To explain, watch the television advertisements for cars. They are almost entirely aimed at the relatively young. This is not surprising: half the cars are bought by companies, so the aim is to get the 30-something executive to specify one car from the half-dozen in the band the company deems appropriate for his job grade. In future, however, not only will there be far fewer employees and far more self-employed, but the age range of the buyers will be much more varied.
So car companies which can create products appropriate for a more elderly driver, plus trouble-free service contracts, will find they can charge a premium. The key point is that the money will not be in developing special products and services for older people, it will be in adapting mainstream products so that they reflect and appeal to older values.
What are these older values? We have no experience of very old developed societies; no society where a near-majority of the population is over 50 has ever existed. An actual majority of over-50s is unlikely to happen in the UK, but it could conceivably occur in Germany if birth rates there do not recover.

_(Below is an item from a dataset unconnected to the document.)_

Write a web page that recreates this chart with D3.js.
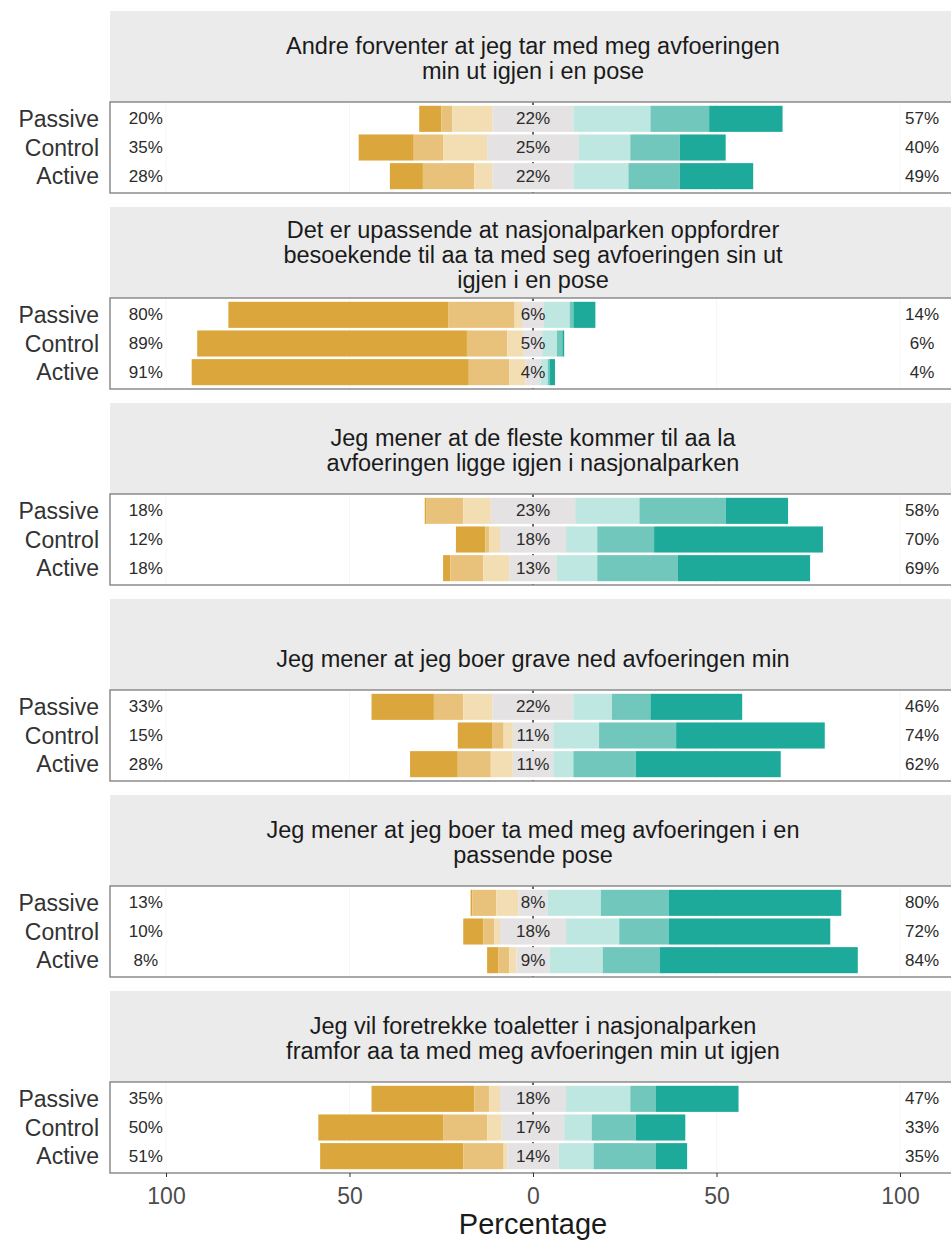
<!DOCTYPE html>
<html>
<head>
<meta charset="utf-8">
<script src="https://cdn.jsdelivr.net/npm/d3@7/dist/d3.min.js"></script>
<style>
  body { margin: 0; background: #fff; }
  svg { display: block; font-family: "Liberation Sans", Arial, sans-serif; }
</style>
</head>
<body>
<div id="chart"></div>
<script>
// groups shown on every facet, top to bottom
const groups = ["Passive", "Control", "Active"];
// 7 point scale, disagree -> agree
const levels = ["strongly_disagree", "disagree", "slightly_disagree", "neutral", "slightly_agree", "agree", "strongly_agree"];
const tickValues = [-100, -50, 0, 50, 100];

// one array per statement, rows = groups, columns = levels (percent)
const item1Title = ["Andre forventer at jeg tar med meg avfoeringen", "min ut igjen i en pose"];
const item1Values = [
  [6, 3, 11, 22, 21, 16, 20],
  [15, 8, 12, 25, 14, 13.5, 12.5],
  [9, 14, 5, 22, 15, 14, 20]
];
const item2Title = ["Det er upassende at nasjonalparken oppfordrer", "besoekende til aa ta med seg avfoeringen sin ut", "igjen i en pose"];
const item2Values = [
  [60, 18, 2, 6, 7, 1, 6],
  [73.5, 11, 4.5, 5, 4, 1.5, 0.5],
  [75.5, 11, 4.5, 4, 2, 0.5, 1.5]
];
const item3Title = ["Jeg mener at de fleste kommer til aa la", "avfoeringen ligge igjen i nasjonalparken"];
const item3Values = [
  [0.5, 10, 7.5, 23, 17.5, 23.5, 17],
  [8, 1, 3, 18, 8.5, 15.5, 46],
  [2, 9, 7, 13, 11, 22, 36]
];
const item4Title = ["", "Jeg mener at jeg boer grave ned avfoeringen min"];
const item4Values = [
  [17, 8, 8, 22, 10.5, 10.5, 25],
  [9.5, 3, 2.5, 11, 12.5, 21, 40.5],
  [13, 9, 6, 11, 5.5, 17, 39.5]
];
const item5Title = ["Jeg mener at jeg boer ta med meg avfoeringen i en", "passende pose"];
const item5Values = [
  [0.5, 6.5, 6, 8, 14.5, 18.5, 47],
  [5.5, 3, 1.5, 18, 14.5, 13.5, 44],
  [3, 3, 2, 9, 14.5, 15.5, 54]
];
const item6Title = ["Jeg vil foretrekke toaletter i nasjonalparken", "framfor aa ta med meg avfoeringen min ut igjen"];
const item6Values = [
  [28, 4, 3, 18, 17.5, 7, 22.5],
  [34, 12, 4, 17, 7.5, 12, 13.5],
  [39, 11, 1, 14, 9.5, 17, 8.5]
];

const levelColors = ["#dba73c", "#e8c27b", "#f3deb3", "#e4e2e2", "#bfe7e2", "#72c7bc", "#1daa9b"];

class LikertFacets {
  constructor(config, items) {
    this.settings = {
      targetElement: config.targetElement,
      width: config.width || 951,
      height: config.height || 1242,
      panelLeft: 110,
      panelRight: 962,
      firstTop: 11,
      stripHeight: 91,
      panelHeight: 91,
      facetStep: 196
    };
    this.items = items;
    this.initializeChart();
  }

  initializeChart() {
    let chart = this;
    let s = chart.settings;

    chart.svg = d3.select(s.targetElement)
      .append('svg')
      .attr('width', s.width)
      .attr('height', s.height);

    // percent axis, 0 sits in the middle of the neutral block
    chart.x = d3.scaleLinear().domain([-100, 100]).range([166, 900]);

    chart.items.forEach((item, i) => chart.drawFacet(item, i));
    chart.drawAxis();
  }

  segments(v) {
    const half = v[3] / 2;
    return levels.map((lvl, k) => {
      let start, end;
      if (k < 3) {
        start = -half - d3.sum(v.slice(k, 3));
        end = start + v[k];
      } else if (k === 3) {
        start = -half;
        end = half;
      } else {
        start = half + d3.sum(v.slice(4, k));
        end = start + v[k];
      }
      return { level: lvl, k: k, start: start, end: end };
    });
  }

  drawFacet(item, i) {
    let chart = this;
    let s = chart.settings;
    const stripTop = s.firstTop + i * s.facetStep;
    const panelTop = stripTop + s.stripHeight;
    const g = chart.svg.append('g').attr('class', 'facet');

    // strip
    g.append('rect')
      .attr('x', s.panelLeft)
      .attr('y', stripTop)
      .attr('width', s.panelRight - s.panelLeft)
      .attr('height', s.stripHeight)
      .attr('fill', '#ebebeb');

    const cx = chart.x(0);
    const cy = stripTop + s.stripHeight / 2 + 2;
    const lh = 25;
    g.selectAll('text.strip')
      .data(item.title)
      .join('text')
      .attr('class', 'strip')
      .attr('x', cx)
      .attr('y', (d, j) => cy + (j - (item.title.length - 1) / 2) * lh)
      .attr('dominant-baseline', 'central')
      .attr('text-anchor', 'middle')
      .attr('font-size', 23.5)
      .attr('fill', '#1a1a1a')
      .text(d => d);

    // panel
    g.append('rect')
      .attr('x', s.panelLeft)
      .attr('y', panelTop)
      .attr('width', s.panelRight - s.panelLeft)
      .attr('height', s.panelHeight)
      .attr('fill', '#fff');

    g.selectAll('line.grid')
      .data(tickValues.filter(t => t !== 0))
      .join('line')
      .attr('class', 'grid')
      .attr('x1', d => chart.x(d)).attr('x2', d => chart.x(d))
      .attr('y1', panelTop).attr('y2', panelTop + s.panelHeight)
      .attr('stroke', '#f6f6f6');

    g.append('line')
      .attr('x1', cx).attr('x2', cx)
      .attr('y1', panelTop).attr('y2', panelTop + s.panelHeight)
      .attr('stroke', '#333')
      .attr('stroke-width', 1.5)
      .attr('stroke-dasharray', '3,3');

    const y = d3.scaleBand()
      .domain(groups)
      .range([panelTop + 2.5, panelTop + s.panelHeight - 2.5])
      .paddingInner(0.09)
      .paddingOuter(0.045);

    const rows = groups.map((grp, r) => ({ group: grp, values: item.values[r] }));

    const rowG = g.selectAll('g.row')
      .data(rows)
      .join('g')
      .attr('class', 'row');

    rowG.selectAll('rect')
      .data(d => chart.segments(d.values).map(seg => Object.assign(seg, { group: d.group })))
      .join('rect')
      .attr('x', d => chart.x(d.start))
      .attr('width', d => Math.max(0, chart.x(d.end) - chart.x(d.start)))
      .attr('y', d => y(d.group))
      .attr('height', y.bandwidth())
      .attr('fill', d => levelColors[d.k]);

    const mid = d => y(d.group) + y.bandwidth() / 2;

    // left / neutral / right percentages
    rowG.append('text')
      .attr('x', chart.x(-105.5))
      .attr('y', mid)
      .text(d => Math.round(d3.sum(d.values.slice(0, 3))) + '%');
    rowG.append('text')
      .attr('x', cx)
      .attr('y', mid)
      .text(d => Math.round(d.values[3]) + '%');
    rowG.append('text')
      .attr('x', chart.x(106))
      .attr('y', mid)
      .text(d => Math.round(d3.sum(d.values.slice(4))) + '%');
    rowG.selectAll('text')
      .attr('text-anchor', 'middle')
      .attr('dominant-baseline', 'central')
      .attr('font-size', 17)
      .attr('fill', '#2b2b2b');

    // group labels
    g.selectAll('text.group')
      .data(groups)
      .join('text')
      .attr('class', 'group')
      .attr('x', s.panelLeft - 11)
      .attr('y', d => y(d) + y.bandwidth() / 2)
      .attr('text-anchor', 'end')
      .attr('dominant-baseline', 'central')
      .attr('font-size', 23)
      .attr('fill', '#333')
      .text(d => d);

    // border
    g.append('rect')
      .attr('x', s.panelLeft)
      .attr('y', panelTop)
      .attr('width', s.panelRight - s.panelLeft)
      .attr('height', s.panelHeight)
      .attr('fill', 'none')
      .attr('stroke', '#8c8c8c')
      .attr('stroke-width', 1.5);

    chart.lastPanelBottom = panelTop + s.panelHeight;
  }

  drawAxis() {
    let chart = this;
    const axisG = chart.svg.append('g')
      .attr('transform', `translate(0,${chart.lastPanelBottom})`)
      .call(d3.axisBottom(chart.x)
        .tickValues(tickValues)
        .tickFormat(d => Math.abs(d))
        .tickSize(4)
        .tickPadding(11));
    axisG.select('.domain').remove();
    axisG.selectAll('.tick line').attr('stroke', '#333');
    axisG.selectAll('.tick text')
      .attr('font-size', 23)
      .attr('font-family', '"Liberation Sans", Arial, sans-serif')
      .attr('fill', '#4d4d4d');

    chart.svg.append('text')
      .attr('x', chart.x(0))
      .attr('y', 1234)
      .attr('text-anchor', 'middle')
      .attr('font-size', 29)
      .attr('fill', '#1a1a1a')
      .text('Percentage');
  }
}

const items = [
  { title: item1Title, values: item1Values },
  { title: item2Title, values: item2Values },
  { title: item3Title, values: item3Values },
  { title: item4Title, values: item4Values },
  { title: item5Title, values: item5Values },
  { title: item6Title, values: item6Values }
];

new LikertFacets({ targetElement: '#chart', width: 951, height: 1242 }, items);
</script>
</body>
</html>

This is a journey without maps, and imagining how these societies might behave is pure guesswork. But it seems reasonable to expect that they will be more cautious, more conservative (with, of course, the small 'c'), more orderly, more concerned about the environment, maybe more anxious. It seems probable, too, that they will be less materialistic, or maybe "differently materialistic". It is not much help to try to judge whether the world of these older values will be more or less pleasant a place. Better just to accept that it will feel different, and that the difference will have pluses and minuses.
It is worth remembering that this older developed world will not exist in isolation, for the ageing of the G7 nations will change the relationship between the developed world and what at present is still called the developing world. The dominance that has been the norm for two centuries will be reduced, simply because of the rebalancing of the world's population. Rapid economic growth outside the G7 will hasten the process. Eventually the developing world will age too, as birth rates fall. Some projections suggest that by 2050 China will have become the world's oldest society - as well as its oldest civilisation. But on a 20-year view, it will be "us" who are old and "them" who are young.
Curious, isn't it? Among all the uncertainties there is one thing about which we can be absolutely sure: the ageing of our societies. But beyond rethinking pensions in the UK (and to some extent in the US and the Netherlands), virtually no practical planning is being done. We have hardly begun to think about it. We should hurry. The pension debate ought to be the trigger for a much wider one about how to manage the old developed world.